Job
Print out the material that follows word for word.

========================================================================

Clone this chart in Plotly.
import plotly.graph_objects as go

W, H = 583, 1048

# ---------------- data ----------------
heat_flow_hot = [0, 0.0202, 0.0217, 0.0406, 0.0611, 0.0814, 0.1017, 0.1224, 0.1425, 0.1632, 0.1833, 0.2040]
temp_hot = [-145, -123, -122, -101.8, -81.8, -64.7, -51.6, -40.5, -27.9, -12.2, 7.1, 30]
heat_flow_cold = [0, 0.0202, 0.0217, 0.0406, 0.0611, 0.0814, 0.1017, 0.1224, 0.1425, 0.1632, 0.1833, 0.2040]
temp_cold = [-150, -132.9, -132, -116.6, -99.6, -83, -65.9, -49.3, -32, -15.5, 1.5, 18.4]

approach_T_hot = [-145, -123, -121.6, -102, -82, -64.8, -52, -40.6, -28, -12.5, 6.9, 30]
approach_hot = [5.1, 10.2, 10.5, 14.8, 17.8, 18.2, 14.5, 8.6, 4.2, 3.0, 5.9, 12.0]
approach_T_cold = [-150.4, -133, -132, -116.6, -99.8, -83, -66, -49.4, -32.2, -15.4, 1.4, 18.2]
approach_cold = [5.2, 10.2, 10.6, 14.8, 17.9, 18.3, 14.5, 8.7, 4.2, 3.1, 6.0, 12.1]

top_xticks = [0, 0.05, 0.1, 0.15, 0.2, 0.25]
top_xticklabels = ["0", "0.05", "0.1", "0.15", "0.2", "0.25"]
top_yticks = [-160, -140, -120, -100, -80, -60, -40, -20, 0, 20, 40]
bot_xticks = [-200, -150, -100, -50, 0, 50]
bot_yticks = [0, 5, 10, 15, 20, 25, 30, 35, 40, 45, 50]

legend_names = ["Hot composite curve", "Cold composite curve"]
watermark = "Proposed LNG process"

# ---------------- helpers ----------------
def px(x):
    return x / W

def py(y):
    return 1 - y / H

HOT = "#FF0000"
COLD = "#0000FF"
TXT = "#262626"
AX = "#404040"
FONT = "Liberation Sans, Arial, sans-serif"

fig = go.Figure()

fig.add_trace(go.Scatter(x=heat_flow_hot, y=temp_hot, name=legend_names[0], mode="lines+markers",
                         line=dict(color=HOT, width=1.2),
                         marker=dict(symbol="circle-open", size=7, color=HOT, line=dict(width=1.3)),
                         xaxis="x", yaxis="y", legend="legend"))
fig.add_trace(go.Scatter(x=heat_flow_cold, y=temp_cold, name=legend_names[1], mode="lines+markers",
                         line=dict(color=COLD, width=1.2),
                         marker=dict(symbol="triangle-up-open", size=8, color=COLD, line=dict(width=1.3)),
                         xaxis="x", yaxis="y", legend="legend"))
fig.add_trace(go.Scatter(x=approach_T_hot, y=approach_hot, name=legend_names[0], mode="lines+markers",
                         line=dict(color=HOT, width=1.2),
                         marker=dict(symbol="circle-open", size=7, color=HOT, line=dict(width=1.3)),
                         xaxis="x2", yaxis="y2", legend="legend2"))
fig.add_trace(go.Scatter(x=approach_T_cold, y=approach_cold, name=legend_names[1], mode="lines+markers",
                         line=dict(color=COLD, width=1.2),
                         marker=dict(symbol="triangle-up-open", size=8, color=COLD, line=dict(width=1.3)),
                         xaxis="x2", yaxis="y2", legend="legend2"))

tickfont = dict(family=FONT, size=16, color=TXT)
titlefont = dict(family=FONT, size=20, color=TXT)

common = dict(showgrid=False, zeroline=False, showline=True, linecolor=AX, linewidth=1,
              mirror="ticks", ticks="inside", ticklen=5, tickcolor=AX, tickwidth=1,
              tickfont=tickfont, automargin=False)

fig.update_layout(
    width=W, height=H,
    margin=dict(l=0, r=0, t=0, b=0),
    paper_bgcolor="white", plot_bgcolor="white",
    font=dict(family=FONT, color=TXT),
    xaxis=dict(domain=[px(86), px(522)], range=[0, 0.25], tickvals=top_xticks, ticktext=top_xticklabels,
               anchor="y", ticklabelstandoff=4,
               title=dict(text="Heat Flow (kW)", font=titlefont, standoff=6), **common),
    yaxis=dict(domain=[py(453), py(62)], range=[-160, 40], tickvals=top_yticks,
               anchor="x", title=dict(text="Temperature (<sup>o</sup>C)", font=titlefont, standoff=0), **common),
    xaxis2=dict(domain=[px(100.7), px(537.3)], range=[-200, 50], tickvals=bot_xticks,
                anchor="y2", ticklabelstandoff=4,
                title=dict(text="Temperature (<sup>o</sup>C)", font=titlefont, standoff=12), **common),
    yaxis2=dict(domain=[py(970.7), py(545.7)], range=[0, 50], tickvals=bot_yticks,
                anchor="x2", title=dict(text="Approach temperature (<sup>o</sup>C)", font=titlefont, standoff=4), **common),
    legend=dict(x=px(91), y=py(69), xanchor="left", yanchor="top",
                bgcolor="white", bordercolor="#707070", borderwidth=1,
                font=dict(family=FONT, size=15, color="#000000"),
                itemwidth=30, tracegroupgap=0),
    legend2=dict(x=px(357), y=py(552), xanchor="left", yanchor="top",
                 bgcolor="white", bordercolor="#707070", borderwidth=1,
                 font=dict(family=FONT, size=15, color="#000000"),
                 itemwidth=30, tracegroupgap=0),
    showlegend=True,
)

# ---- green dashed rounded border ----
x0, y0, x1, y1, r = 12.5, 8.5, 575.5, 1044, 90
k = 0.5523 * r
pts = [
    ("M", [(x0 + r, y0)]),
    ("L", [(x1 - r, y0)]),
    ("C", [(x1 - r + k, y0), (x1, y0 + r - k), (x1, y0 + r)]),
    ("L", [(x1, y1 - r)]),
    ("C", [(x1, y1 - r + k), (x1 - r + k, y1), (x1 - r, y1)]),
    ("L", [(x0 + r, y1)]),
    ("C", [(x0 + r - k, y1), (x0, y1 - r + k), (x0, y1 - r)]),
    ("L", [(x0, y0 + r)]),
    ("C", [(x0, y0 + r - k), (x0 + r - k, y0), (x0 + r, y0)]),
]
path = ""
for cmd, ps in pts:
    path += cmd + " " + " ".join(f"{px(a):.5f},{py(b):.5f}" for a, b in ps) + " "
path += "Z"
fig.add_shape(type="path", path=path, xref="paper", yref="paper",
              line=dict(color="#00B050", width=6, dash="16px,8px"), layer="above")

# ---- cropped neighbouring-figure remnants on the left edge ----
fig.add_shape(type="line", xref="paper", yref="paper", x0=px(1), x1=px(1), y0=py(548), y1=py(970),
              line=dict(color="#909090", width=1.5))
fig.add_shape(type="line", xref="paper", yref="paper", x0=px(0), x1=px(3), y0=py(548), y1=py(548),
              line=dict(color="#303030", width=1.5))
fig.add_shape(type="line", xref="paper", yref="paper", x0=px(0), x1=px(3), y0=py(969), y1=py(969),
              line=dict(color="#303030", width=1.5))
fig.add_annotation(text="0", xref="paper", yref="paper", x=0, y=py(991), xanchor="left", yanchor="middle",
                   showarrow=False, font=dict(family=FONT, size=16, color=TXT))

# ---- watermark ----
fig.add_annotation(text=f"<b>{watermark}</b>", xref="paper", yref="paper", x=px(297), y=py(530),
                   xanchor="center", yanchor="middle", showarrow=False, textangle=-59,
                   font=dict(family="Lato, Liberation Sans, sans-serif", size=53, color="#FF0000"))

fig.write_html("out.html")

========================================================================

Answer for this exercise
Clone this chart in Plotly.
import plotly.graph_objects as go

W, H = 583, 1048

# ---------------- data ----------------
heat_flow_hot = [0, 0.0202, 0.0217, 0.0406, 0.0611, 0.0814, 0.1017, 0.1224, 0.1425, 0.1632, 0.1833, 0.2040]
temp_hot = [-145, -123, -122, -101.8, -81.8, -64.7, -51.6, -40.5, -27.9, -12.2, 7.1, 30]
heat_flow_cold = [0, 0.0202, 0.0217, 0.0406, 0.0611, 0.0814, 0.1017, 0.1224, 0.1425, 0.1632, 0.1833, 0.2040]
temp_cold = [-150, -132.9, -132, -116.6, -99.6, -83, -65.9, -49.3, -32, -15.5, 1.5, 18.4]

approach_T_hot = [-145, -123, -121.6, -102, -82, -64.8, -52, -40.6, -28, -12.5, 6.9, 30]
approach_hot = [5.1, 10.2, 10.5, 14.8, 17.8, 18.2, 14.5, 8.6, 4.2, 3.0, 5.9, 12.0]
approach_T_cold = [-150.4, -133, -132, -116.6, -99.8, -83, -66, -49.4, -32.2, -15.4, 1.4, 18.2]
approach_cold = [5.2, 10.2, 10.6, 14.8, 17.9, 18.3, 14.5, 8.7, 4.2, 3.1, 6.0, 12.1]

top_xticks = [0, 0.05, 0.1, 0.15, 0.2, 0.25]
top_xticklabels = ["0", "0.05", "0.1", "0.15", "0.2", "0.25"]
top_yticks = [-160, -140, -120, -100, -80, -60, -40, -20, 0, 20, 40]
bot_xticks = [-200, -150, -100, -50, 0, 50]
bot_yticks = [0, 5, 10, 15, 20, 25, 30, 35, 40, 45, 50]

legend_names = ["Hot composite curve", "Cold composite curve"]
watermark = "Proposed LNG process"

# ---------------- helpers ----------------
def px(x):
    return x / W

def py(y):
    return 1 - y / H

HOT = "#FF0000"
COLD = "#0000FF"
TXT = "#262626"
AX = "#404040"
FONT = "Liberation Sans, Arial, sans-serif"

fig = go.Figure()

fig.add_trace(go.Scatter(x=heat_flow_hot, y=temp_hot, name=legend_names[0], mode="lines+markers",
                         line=dict(color=HOT, width=1.2),
                         marker=dict(symbol="circle-open", size=7, color=HOT, line=dict(width=1.3)),
                         xaxis="x", yaxis="y", legend="legend"))
fig.add_trace(go.Scatter(x=heat_flow_cold, y=temp_cold, name=legend_names[1], mode="lines+markers",
                         line=dict(color=COLD, width=1.2),
                         marker=dict(symbol="triangle-up-open", size=8, color=COLD, line=dict(width=1.3)),
                         xaxis="x", yaxis="y", legend="legend"))
fig.add_trace(go.Scatter(x=approach_T_hot, y=approach_hot, name=legend_names[0], mode="lines+markers",
                         line=dict(color=HOT, width=1.2),
                         marker=dict(symbol="circle-open", size=7, color=HOT, line=dict(width=1.3)),
                         xaxis="x2", yaxis="y2", legend="legend2"))
fig.add_trace(go.Scatter(x=approach_T_cold, y=approach_cold, name=legend_names[1], mode="lines+markers",
                         line=dict(color=COLD, width=1.2),
                         marker=dict(symbol="triangle-up-open", size=8, color=COLD, line=dict(width=1.3)),
                         xaxis="x2", yaxis="y2", legend="legend2"))

tickfont = dict(family=FONT, size=16, color=TXT)
titlefont = dict(family=FONT, size=20, color=TXT)

common = dict(showgrid=False, zeroline=False, showline=True, linecolor=AX, linewidth=1,
              mirror="ticks", ticks="inside", ticklen=5, tickcolor=AX, tickwidth=1,
              tickfont=tickfont, automargin=False)

fig.update_layout(
    width=W, height=H,
    margin=dict(l=0, r=0, t=0, b=0),
    paper_bgcolor="white", plot_bgcolor="white",
    font=dict(family=FONT, color=TXT),
    xaxis=dict(domain=[px(86), px(522)], range=[0, 0.25], tickvals=top_xticks, ticktext=top_xticklabels,
               anchor="y", ticklabelstandoff=4,
               title=dict(text="Heat Flow (kW)", font=titlefont, standoff=6), **common),
    yaxis=dict(domain=[py(453), py(62)], range=[-160, 40], tickvals=top_yticks,
               anchor="x", title=dict(text="Temperature (<sup>o</sup>C)", font=titlefont, standoff=0), **common),
    xaxis2=dict(domain=[px(100.7), px(537.3)], range=[-200, 50], tickvals=bot_xticks,
                anchor="y2", ticklabelstandoff=4,
                title=dict(text="Temperature (<sup>o</sup>C)", font=titlefont, standoff=12), **common),
    yaxis2=dict(domain=[py(970.7), py(545.7)], range=[0, 50], tickvals=bot_yticks,
                anchor="x2", title=dict(text="Approach temperature (<sup>o</sup>C)", font=titlefont, standoff=4), **common),
    legend=dict(x=px(91), y=py(69), xanchor="left", yanchor="top",
                bgcolor="white", bordercolor="#707070", borderwidth=1,
                font=dict(family=FONT, size=15, color="#000000"),
                itemwidth=30, tracegroupgap=0),
    legend2=dict(x=px(357), y=py(552), xanchor="left", yanchor="top",
                 bgcolor="white", bordercolor="#707070", borderwidth=1,
                 font=dict(family=FONT, size=15, color="#000000"),
                 itemwidth=30, tracegroupgap=0),
    showlegend=True,
)

# ---- green dashed rounded border ----
x0, y0, x1, y1, r = 12.5, 8.5, 575.5, 1044, 90
k = 0.5523 * r
pts = [
    ("M", [(x0 + r, y0)]),
    ("L", [(x1 - r, y0)]),
    ("C", [(x1 - r + k, y0), (x1, y0 + r - k), (x1, y0 + r)]),
    ("L", [(x1, y1 - r)]),
    ("C", [(x1, y1 - r + k), (x1 - r + k, y1), (x1 - r, y1)]),
    ("L", [(x0 + r, y1)]),
    ("C", [(x0 + r - k, y1), (x0, y1 - r + k), (x0, y1 - r)]),
    ("L", [(x0, y0 + r)]),
    ("C", [(x0, y0 + r - k), (x0 + r - k, y0), (x0 + r, y0)]),
]
path = ""
for cmd, ps in pts:
    path += cmd + " " + " ".join(f"{px(a):.5f},{py(b):.5f}" for a, b in ps) + " "
path += "Z"
fig.add_shape(type="path", path=path, xref="paper", yref="paper",
              line=dict(color="#00B050", width=6, dash="16px,8px"), layer="above")

# ---- cropped neighbouring-figure remnants on the left edge ----
fig.add_shape(type="line", xref="paper", yref="paper", x0=px(1), x1=px(1), y0=py(548), y1=py(970),
              line=dict(color="#909090", width=1.5))
fig.add_shape(type="line", xref="paper", yref="paper", x0=px(0), x1=px(3), y0=py(548), y1=py(548),
              line=dict(color="#303030", width=1.5))
fig.add_shape(type="line", xref="paper", yref="paper", x0=px(0), x1=px(3), y0=py(969), y1=py(969),
              line=dict(color="#303030", width=1.5))
fig.add_annotation(text="0", xref="paper", yref="paper", x=0, y=py(991), xanchor="left", yanchor="middle",
                   showarrow=False, font=dict(family=FONT, size=16, color=TXT))

# ---- watermark ----
fig.add_annotation(text=f"<b>{watermark}</b>", xref="paper", yref="paper", x=px(297), y=py(530),
                   xanchor="center", yanchor="middle", showarrow=False, textangle=-59,
                   font=dict(family="Lato, Liberation Sans, sans-serif", size=53, color="#FF0000"))

fig.write_html("out.html")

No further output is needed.